(MATERIAL FOR THIS EXERCISE):
■ ■ ■ ■ ■

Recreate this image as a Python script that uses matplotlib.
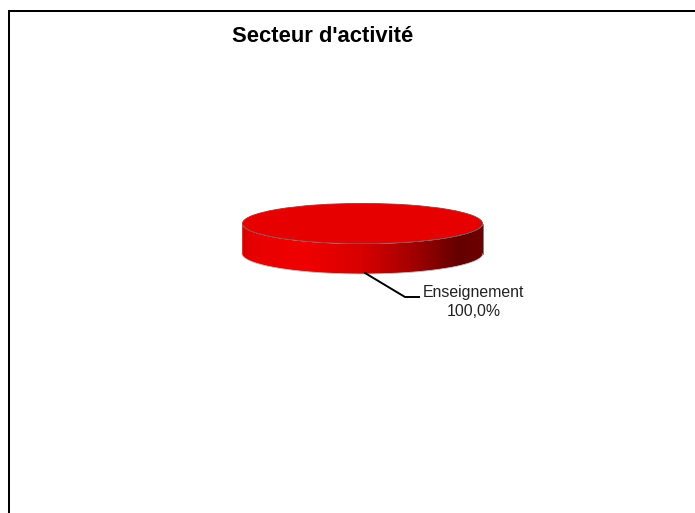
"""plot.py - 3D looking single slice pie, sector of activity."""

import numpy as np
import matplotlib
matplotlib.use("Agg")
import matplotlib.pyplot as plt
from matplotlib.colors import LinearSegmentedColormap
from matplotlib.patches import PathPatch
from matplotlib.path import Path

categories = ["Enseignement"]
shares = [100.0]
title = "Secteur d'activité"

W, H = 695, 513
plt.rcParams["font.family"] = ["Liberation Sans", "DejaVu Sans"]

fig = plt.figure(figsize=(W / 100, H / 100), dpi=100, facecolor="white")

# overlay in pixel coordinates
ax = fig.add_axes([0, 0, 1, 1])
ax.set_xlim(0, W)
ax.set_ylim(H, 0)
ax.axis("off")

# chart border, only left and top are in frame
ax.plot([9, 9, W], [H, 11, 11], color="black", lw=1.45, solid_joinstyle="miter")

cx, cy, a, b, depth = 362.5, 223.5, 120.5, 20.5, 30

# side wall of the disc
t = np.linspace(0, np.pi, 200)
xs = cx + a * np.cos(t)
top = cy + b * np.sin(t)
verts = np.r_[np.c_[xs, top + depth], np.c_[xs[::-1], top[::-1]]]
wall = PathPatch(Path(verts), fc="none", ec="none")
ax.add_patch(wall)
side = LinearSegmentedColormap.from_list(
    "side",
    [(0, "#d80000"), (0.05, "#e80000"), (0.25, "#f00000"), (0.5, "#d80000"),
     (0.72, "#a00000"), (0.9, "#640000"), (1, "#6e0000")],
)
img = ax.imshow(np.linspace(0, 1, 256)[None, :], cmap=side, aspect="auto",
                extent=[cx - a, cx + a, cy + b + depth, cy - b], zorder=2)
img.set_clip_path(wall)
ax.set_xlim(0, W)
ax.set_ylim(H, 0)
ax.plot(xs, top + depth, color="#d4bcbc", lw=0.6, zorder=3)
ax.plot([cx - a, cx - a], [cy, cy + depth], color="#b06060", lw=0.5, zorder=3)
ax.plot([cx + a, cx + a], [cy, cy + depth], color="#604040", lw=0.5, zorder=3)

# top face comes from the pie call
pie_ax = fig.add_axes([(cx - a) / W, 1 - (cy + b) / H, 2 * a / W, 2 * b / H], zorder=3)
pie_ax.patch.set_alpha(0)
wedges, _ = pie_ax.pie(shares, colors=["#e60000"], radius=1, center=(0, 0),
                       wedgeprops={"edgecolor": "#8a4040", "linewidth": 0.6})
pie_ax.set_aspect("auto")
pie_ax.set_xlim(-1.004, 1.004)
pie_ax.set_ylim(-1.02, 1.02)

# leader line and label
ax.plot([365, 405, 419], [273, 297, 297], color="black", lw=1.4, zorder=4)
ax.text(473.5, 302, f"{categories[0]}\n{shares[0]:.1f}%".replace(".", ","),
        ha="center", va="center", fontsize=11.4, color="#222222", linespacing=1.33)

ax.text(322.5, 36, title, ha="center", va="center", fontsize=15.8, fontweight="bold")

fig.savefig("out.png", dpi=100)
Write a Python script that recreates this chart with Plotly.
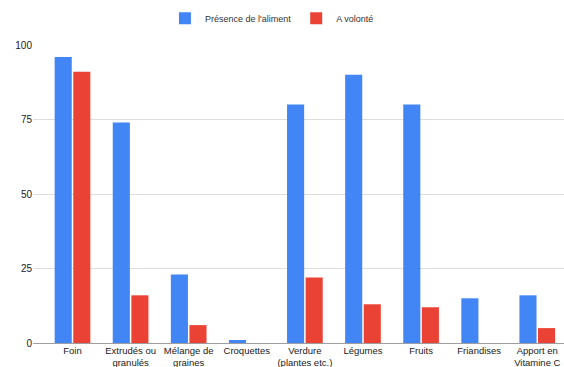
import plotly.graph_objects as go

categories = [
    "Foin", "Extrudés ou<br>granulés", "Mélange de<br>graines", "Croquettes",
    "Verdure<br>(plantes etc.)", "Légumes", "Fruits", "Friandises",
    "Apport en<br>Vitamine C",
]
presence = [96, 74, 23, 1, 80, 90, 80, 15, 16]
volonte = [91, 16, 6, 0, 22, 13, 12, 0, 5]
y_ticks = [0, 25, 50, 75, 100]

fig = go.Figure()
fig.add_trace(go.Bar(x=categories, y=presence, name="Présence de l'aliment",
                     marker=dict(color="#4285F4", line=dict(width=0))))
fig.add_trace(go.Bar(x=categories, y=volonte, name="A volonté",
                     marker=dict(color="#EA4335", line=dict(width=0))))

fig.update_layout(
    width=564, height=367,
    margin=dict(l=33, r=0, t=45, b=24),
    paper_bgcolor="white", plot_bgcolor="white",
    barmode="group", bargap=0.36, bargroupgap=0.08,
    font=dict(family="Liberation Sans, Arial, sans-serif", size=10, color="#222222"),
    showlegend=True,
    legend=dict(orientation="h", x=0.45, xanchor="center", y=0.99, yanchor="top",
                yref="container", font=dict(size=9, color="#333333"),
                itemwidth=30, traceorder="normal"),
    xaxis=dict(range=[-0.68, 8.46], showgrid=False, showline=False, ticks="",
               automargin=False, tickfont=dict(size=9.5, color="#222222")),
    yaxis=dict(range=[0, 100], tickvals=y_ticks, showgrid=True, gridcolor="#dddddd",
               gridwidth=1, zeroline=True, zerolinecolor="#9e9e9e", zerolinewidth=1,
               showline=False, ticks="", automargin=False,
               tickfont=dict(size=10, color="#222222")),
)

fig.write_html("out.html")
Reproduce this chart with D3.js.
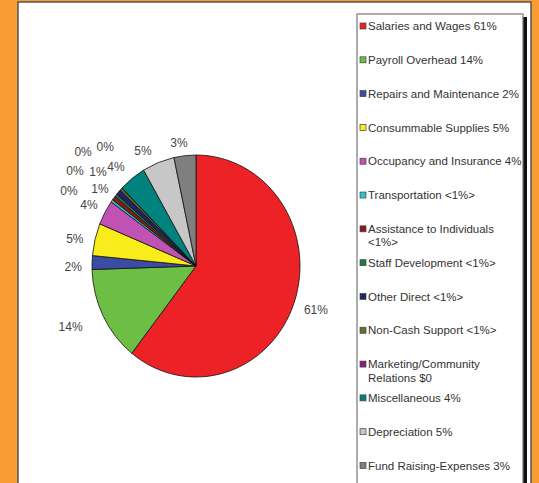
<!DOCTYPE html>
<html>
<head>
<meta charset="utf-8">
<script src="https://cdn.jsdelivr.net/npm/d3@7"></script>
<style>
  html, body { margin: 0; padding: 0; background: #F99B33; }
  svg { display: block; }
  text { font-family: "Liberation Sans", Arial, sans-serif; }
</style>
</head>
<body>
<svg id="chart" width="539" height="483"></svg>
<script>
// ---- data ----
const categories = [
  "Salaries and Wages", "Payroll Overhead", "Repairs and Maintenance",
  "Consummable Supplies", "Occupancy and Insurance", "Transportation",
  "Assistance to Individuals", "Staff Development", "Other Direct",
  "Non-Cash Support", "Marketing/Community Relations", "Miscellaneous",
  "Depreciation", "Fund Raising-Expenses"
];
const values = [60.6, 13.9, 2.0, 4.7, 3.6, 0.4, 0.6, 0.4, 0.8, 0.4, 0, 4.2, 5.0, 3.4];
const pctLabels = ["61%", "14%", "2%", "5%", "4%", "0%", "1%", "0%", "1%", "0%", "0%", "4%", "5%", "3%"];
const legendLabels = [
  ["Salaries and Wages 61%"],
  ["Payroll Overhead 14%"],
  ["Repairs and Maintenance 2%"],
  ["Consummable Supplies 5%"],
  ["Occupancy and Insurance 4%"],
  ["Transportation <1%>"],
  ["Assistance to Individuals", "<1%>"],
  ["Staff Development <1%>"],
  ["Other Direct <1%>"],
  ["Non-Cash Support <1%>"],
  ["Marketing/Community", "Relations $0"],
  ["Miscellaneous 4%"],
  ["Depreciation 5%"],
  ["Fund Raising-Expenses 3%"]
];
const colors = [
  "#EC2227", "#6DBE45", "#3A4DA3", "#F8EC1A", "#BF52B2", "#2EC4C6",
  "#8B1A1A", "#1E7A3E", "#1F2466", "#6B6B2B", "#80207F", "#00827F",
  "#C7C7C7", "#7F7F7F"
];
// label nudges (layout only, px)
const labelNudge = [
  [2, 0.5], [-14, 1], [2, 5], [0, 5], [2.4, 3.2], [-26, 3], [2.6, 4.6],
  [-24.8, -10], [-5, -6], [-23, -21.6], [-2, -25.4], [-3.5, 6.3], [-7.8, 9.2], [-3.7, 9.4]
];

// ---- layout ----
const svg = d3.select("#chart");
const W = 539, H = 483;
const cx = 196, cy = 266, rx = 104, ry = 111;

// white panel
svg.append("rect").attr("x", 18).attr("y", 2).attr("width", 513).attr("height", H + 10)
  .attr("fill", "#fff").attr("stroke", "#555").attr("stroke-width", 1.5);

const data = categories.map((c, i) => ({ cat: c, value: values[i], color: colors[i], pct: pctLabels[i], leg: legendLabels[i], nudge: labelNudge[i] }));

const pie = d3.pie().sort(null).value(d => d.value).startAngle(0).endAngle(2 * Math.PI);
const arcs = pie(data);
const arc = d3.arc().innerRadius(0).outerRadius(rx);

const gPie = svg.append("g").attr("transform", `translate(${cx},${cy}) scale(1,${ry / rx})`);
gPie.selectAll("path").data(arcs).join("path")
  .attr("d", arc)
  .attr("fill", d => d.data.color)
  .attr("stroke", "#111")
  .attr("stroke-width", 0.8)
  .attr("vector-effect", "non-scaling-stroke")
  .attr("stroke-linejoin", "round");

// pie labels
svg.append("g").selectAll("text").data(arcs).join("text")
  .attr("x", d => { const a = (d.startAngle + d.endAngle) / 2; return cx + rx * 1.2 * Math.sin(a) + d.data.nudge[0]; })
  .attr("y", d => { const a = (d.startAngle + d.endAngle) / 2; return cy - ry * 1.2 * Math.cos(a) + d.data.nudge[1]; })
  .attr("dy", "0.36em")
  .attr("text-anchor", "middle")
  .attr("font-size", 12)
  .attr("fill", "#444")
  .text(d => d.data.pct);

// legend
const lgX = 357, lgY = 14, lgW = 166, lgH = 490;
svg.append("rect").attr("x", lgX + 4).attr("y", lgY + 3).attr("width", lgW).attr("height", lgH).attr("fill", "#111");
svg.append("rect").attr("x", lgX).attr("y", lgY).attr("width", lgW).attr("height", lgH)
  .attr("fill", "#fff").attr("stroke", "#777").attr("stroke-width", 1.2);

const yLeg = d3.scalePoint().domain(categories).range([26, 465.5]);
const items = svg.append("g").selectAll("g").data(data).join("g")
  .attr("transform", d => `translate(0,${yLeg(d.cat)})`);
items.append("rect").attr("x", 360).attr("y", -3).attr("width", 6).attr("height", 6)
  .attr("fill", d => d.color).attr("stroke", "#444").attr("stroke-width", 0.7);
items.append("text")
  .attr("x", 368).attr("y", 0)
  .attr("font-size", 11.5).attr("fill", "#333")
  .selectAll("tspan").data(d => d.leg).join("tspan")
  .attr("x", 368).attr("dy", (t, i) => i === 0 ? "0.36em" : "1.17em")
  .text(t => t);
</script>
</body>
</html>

■ ■ ■ ■ ■

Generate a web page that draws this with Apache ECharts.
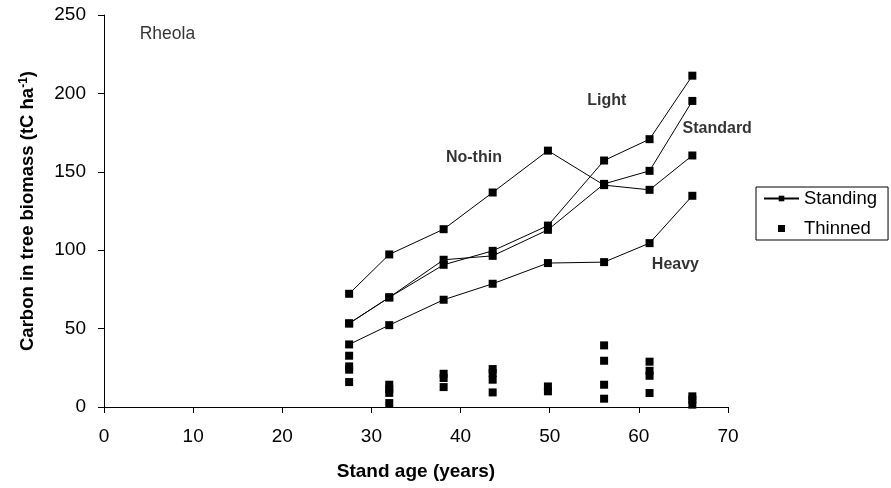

■ ■ ■ ■ ■

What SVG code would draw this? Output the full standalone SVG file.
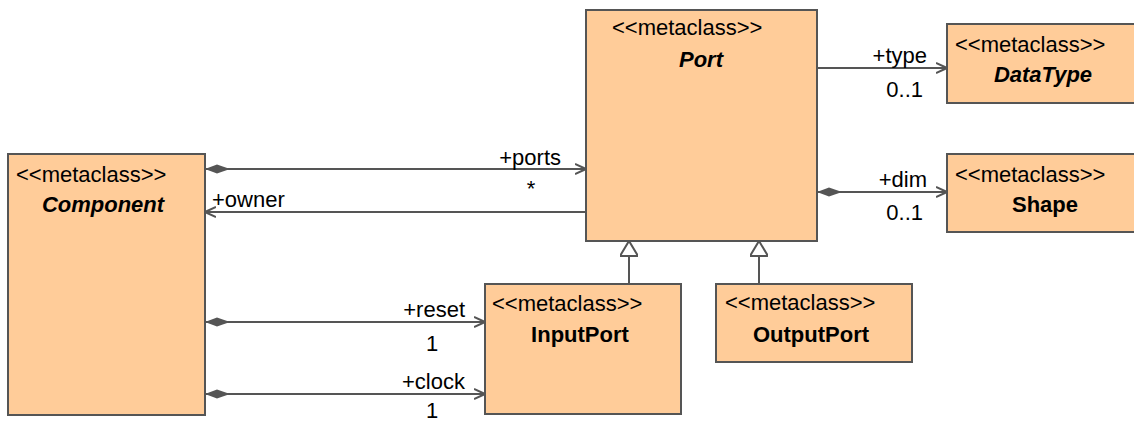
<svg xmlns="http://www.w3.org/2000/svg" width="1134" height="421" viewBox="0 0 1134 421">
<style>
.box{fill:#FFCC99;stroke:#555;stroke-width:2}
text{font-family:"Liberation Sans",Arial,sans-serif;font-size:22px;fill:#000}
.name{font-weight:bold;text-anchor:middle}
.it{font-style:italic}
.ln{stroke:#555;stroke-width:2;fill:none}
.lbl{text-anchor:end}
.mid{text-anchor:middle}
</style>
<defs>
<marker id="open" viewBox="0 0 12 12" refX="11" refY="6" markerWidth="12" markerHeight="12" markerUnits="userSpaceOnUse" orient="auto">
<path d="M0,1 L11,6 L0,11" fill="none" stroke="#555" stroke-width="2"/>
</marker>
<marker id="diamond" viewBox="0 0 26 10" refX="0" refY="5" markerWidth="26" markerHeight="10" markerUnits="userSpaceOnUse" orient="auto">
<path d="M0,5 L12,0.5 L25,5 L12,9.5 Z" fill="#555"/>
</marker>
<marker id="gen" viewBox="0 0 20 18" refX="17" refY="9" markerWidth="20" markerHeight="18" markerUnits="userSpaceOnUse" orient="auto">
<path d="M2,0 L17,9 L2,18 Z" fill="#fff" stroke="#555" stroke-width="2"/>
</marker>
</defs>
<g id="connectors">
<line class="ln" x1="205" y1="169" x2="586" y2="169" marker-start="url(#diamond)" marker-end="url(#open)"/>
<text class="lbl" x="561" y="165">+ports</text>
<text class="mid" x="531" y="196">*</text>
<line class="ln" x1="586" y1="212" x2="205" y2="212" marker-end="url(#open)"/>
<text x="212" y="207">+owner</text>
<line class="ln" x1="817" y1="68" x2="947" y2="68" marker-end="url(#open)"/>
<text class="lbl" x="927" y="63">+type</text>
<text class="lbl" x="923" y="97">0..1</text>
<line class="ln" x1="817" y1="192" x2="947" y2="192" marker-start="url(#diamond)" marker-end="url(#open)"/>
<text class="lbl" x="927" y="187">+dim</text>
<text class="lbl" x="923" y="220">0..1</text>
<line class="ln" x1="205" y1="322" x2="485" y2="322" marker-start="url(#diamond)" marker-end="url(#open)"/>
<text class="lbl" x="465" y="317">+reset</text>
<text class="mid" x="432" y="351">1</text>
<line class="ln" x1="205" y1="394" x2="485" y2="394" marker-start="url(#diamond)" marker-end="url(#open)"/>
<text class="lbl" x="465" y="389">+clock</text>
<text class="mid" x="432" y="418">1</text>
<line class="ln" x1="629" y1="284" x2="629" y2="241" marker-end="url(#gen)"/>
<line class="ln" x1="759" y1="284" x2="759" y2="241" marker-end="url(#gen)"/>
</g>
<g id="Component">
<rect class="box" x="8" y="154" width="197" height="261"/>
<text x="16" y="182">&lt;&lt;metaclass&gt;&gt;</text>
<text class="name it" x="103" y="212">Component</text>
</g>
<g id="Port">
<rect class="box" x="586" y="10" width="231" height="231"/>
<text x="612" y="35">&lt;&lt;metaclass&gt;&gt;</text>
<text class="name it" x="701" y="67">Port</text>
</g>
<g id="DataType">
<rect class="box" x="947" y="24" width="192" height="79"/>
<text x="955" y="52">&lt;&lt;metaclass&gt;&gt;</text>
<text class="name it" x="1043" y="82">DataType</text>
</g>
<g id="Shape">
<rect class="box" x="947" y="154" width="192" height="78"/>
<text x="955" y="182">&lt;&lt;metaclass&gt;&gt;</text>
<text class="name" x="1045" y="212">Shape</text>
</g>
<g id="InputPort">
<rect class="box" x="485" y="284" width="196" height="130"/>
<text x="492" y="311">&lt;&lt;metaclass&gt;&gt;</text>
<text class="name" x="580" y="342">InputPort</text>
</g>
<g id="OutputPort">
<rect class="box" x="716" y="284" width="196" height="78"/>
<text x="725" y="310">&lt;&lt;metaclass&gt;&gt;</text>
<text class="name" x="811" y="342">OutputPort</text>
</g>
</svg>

■ ■ ■ ■ ■

(EXERCISE BRIEF): Write out the lines from the one containing "Recreate this image" down to the one containing "cx, cy, a, b, depth", both included, exactly as they appear. Leave out any pictures.

(SOLUTION TO THIS PROBLEM):
Recreate this image as a Python script that uses matplotlib.
"""plot.py - 3D looking single slice pie, sector of activity."""

import numpy as np
import matplotlib
matplotlib.use("Agg")
import matplotlib.pyplot as plt
from matplotlib.colors import LinearSegmentedColormap
from matplotlib.patches import PathPatch
from matplotlib.path import Path

categories = ["Enseignement"]
shares = [100.0]
title = "Secteur d'activité"

W, H = 695, 513
plt.rcParams["font.family"] = ["Liberation Sans", "DejaVu Sans"]

fig = plt.figure(figsize=(W / 100, H / 100), dpi=100, facecolor="white")

# overlay in pixel coordinates
ax = fig.add_axes([0, 0, 1, 1])
ax.set_xlim(0, W)
ax.set_ylim(H, 0)
ax.axis("off")

# chart border, only left and top are in frame
ax.plot([9, 9, W], [H, 11, 11], color="black", lw=1.45, solid_joinstyle="miter")

cx, cy, a, b, depth = 362.5, 223.5, 120.5, 20.5, 30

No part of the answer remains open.